Currently it doesn't support Windows platform. Fully migrating compiler-rt across-platform features will be done in future. But Fuchsia will never be supported due to a lack of relevant docs.

One more thing, it's NOT THREAD SAFE.

SanitizerSymbolizerTool is under the Apache License v2.0 with LLVM Exceptions (same as llvm/llvm-project). See LICENSE for more details.

Building

Dependencies

  • cmake (version 3.13.4 or newer)
  • clang & llvm (at least 12.0.0)

The source code itself doesn't depend on any special libraries or features from llvm/llvm-project. But to preserve the LLVM-building-style, build-system of compiler-rt is migrated and reused. I tried 16.0.3 Release first, but the shared cmake modules are not only located in llvm-project/compiler-rt/cmake, but also in llvm-project/cmake, which makes things get more complicated. Next I happened to find a copy of 12.0.0 Release on my laptop, which has a truely standalone cmake stuffs in compiler-rt. So I used it anyway, and that's why we have source code based on 16.0.3 and build-system based on 12.0.0.

Start to build

Run:

  • cd build
  • cmake .. -DLLVM_CONFIG_PATH=/path/to/llvm-config
  • make

The library can be installed to your system with make install command then.

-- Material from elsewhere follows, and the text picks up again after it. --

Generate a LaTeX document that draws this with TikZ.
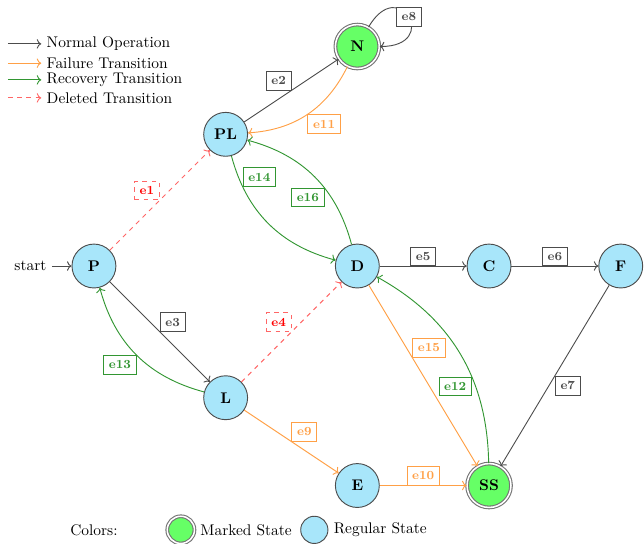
\documentclass[tikz,border=0pt]{standalone}
\usepackage{tikz}
\usetikzlibrary{positioning, arrows.meta}

\definecolor{regularblue}{RGB}{168,230,250}
\definecolor{markedgreen}{RGB}{102,255,102}
\definecolor{failureorange}{RGB}{255,160,70}
\definecolor{recoverygreen}{RGB}{50,150,50}

\begin{document}
\begin{tikzpicture}
    [regularnode/.style={circle, draw=black!70, semithick, fill=regularblue, minimum size=1cm, inner sep=0pt, on grid, font=\bfseries},
    markednode/.style={circle, draw=black!55, line width=0.7pt, double, double distance=1pt, fill=markedgreen, minimum size=1cm, inner sep=0pt, on grid, font=\bfseries},
    normalline/.style={->, semithick, black!70},
    failureline/.style={->, semithick, failureorange},
    recoveryline/.style={->, semithick, recoverygreen},
    deletedline/.style={->, semithick, red!60, dashed},
    normallabel/.style={rectangle, draw=black!70, semithick, fill=white, font=\footnotesize\bfseries},
    failurelabel/.style={normallabel, draw=failureorange, text=failureorange},
    recoverylabel/.style={normallabel, draw=recoverygreen, text=recoverygreen},
    deletedlabel/.style={normallabel, draw=red!60, dashed, text=red},
    auto]

    \useasboundingbox (-2.14,-6.33) rectangle (12.53,6.06);

    %Nodes
    \node[regularnode](P){P};
    \node[regularnode](PL)[above right=3cm and 3cm of P]{PL};
    \node[markednode](N)[above right=2cm and 3cm of PL]{N};
    \node[regularnode](D)[below right=3cm and 3cm of PL]{D};
    \node[regularnode](C)[right=3cm of D]{C};
    \node[regularnode](F)[right=3cm of C]{F};
    \node[regularnode](L)[below right=3cm and 3cm of P]{L};
    \node[regularnode](E)[below right=2cm and 3cm of L]{E};
    \node[markednode](SS)[right=3cm of E]{SS};
    \node(start)[left=0.45cm of P]{start};

    %Lines
    \draw[normalline](start) -- (P);
    \draw[deletedline](P) -- node[deletedlabel]{e1} (PL);
    \draw[normalline](PL) -- node[normallabel]{e2} (N);
    \draw[normalline](P) -- node[normallabel]{e3} (L);
    \draw[deletedline](L) -- node[deletedlabel]{e4} (D);
    \draw[normalline](D) -- node[normallabel]{e5} (C);
    \draw[normalline](C) -- node[normallabel]{e6} (F);
    \draw[normalline](F) -- node[normallabel]{e7} (SS);
    \draw[normalline](N) to[out=60, in=0, loop, looseness=7] node[normallabel, auto=false]{e8} (N);
    \draw[failureline](L) -- node[failurelabel]{e9} (E);
    \draw[failureline](E) -- node[failurelabel]{e10} (SS);
    \draw[failureline](N) to[bend left] node[failurelabel]{e11} (PL);
    \draw[recoveryline](SS) to[bend right] node[recoverylabel, pos=0.38]{e12} (D);
    \draw[recoveryline](L) to[bend left] node[recoverylabel]{e13} (P);
    \draw[recoveryline](PL) to[bend right] node[recoverylabel, pos=0.2]{e14} (D);
    \draw[failureline](D) -- node[failurelabel, pos=0.4]{e15} (SS);
    \draw[recoveryline](D) to[bend right] node[recoverylabel, pos=0.4]{e16} (PL);

    %Legend
    \node[anchor=west](normaltext) at (-1.2,5.06){Normal Operation};
    \node[anchor=west](failuretext) at (-1.2,4.62){Failure Transition};
    \node[anchor=west](recoverytext) at (-1.2,4.24){Recovery Transition};
    \node[anchor=west](deletedtext) at (-1.2,3.83){Deleted Transition};
    \coordinate(normalstart) at (-1.96,5.06);
    \coordinate(failurestart) at (-1.96,4.62);
    \coordinate(recoverystart) at (-1.96,4.24);
    \coordinate(deletedstart) at (-1.96,3.83);
    \draw[normalline](normalstart) -- (normaltext.west);
    \draw[failureline](failurestart) -- (failuretext.west);
    \draw[recoveryline](recoverystart) -- (recoverytext.west);
    \draw[deletedline](deletedstart) -- (deletedtext.west);

    \node(colors) at (0,-6.01){Colors:};
    \node[markednode, minimum size=0.62cm](markedkey) at (1.98,-6.01){};
    \node(markedtext)[right=0pt of markedkey]{Marked State};
    \node[regularnode, minimum size=0.62cm](regularkey) at (5.02,-6.01){};
    \node(regulartext)[right=0pt of regularkey]{Regular State};

\end{tikzpicture}
\end{document}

Some common options when calling cmake (for more information see Building LLVM with CMake):

  • -DCMAKE_INSTALL_PREFIX=directory --- Specify for directory the full path name of where you want SanitizerSymbolizerTool library to be installed (default /usr/local).

  • -DCMAKE_BUILD_TYPE=type --- Valid options for type are Debug, Release, RelWithDebInfo, and MinSizeRel. Default is Debug.

Usage

Quick start

Include sanitizer_symbolizer_tool.h in your project, use those APIs and link with the library built before when compiling. If you use the static library, your final executable will need to link with standard C++ library, otherwise you will get undefined references.

For llvm-symbolizer, you need a version of it that is not too old - at least from LLVM version 12.0.1 after some tests. Otherwise SanSymTool_init will fail since some command line options are not supported.

For addr2line, versions from GNU Binutils 2.30 or newer are suggested. Older versions have not been tested.

Learn more

There are some interesting stuffs in ./demo which can help you explore and learn more about this project.

  • bug-san0-dbg0-64

    bug-san0-dbg0-64.bin is one of ELF binaries built from microBug. And bug-san0-dbg0-64-visualize.html & -mem-map.svg show the structure of this ELF file. The SVG file is generated by drawio-desktop from bug-san0-dbg0-64-mem-map.drawio.

  • big-symbol

    big-symbol.cpp is used to challenge a symbolizer with some inline functions and large function names. The four binaries are built by

    clang++-12 -fPIC -pie -O0 -g -o big-symbol-elf-dbg1-pie1.bin  ./big-symbol.cpp;
    clang++-12 -fPIC -pie -O0    -o big-symbol-elf-dbg0-pie1.bin  ./big-symbol.cpp;
    clang++-12            -O0 -g -o big-symbol-elf-dbg1-pie0.bin  ./big-symbol.cpp;
    clang++-12            -O0    -o big-symbol-elf-dbg0-pie0.bin  ./big-symbol.cpp;

    on Ubuntu 18.04.6 LTS (x86_64).

  • checksum.txt

    Give MD5 checksums of the five *.bin files to detect unexpected data corruption when distributing on the internet.

  • DispMemOffset.sh

    Use GDB to check the relocation when running an ELF binary built as PIE(Position-Independent Executable).

  • simple_demo

    simple_demo.c is an example of using SanitizerSymbolizerTool to check each address in .text, .data and .bss of bug-san0-dbg0-64.bin. You can modify it to check other four binaries. These macros may help you:

    • for big-symbol-elf-dbg*-pie1.bin
      #define SEC_HEAD_TEXT 0x0007a0U
      #define SEC_TAIL_TEXT 0x003072U
      #define SEC_HEAD_DATA 0x206048U
      #define SEC_TAIL_DATA 0x206060U
      #define SEC_HEAD_BSS  0x206060U
      #define SEC_TAIL_BSS  0x208780U
    • for big-symbol-elf-dbg*-pie0.bin
      #define SEC_HEAD_TEXT 0x400680U
      #define SEC_TAIL_TEXT 0x402f42U
      #define SEC_HEAD_DATA 0x606050U
      #define SEC_TAIL_DATA 0x606060U
      #define SEC_HEAD_BSS  0x606060U
      #define SEC_TAIL_BSS  0x608780U

    simple_demo_dummy_build.sh roughly builds simple_demo with all available source code instead of linking with the pre-built library, which is used for a quick debug check.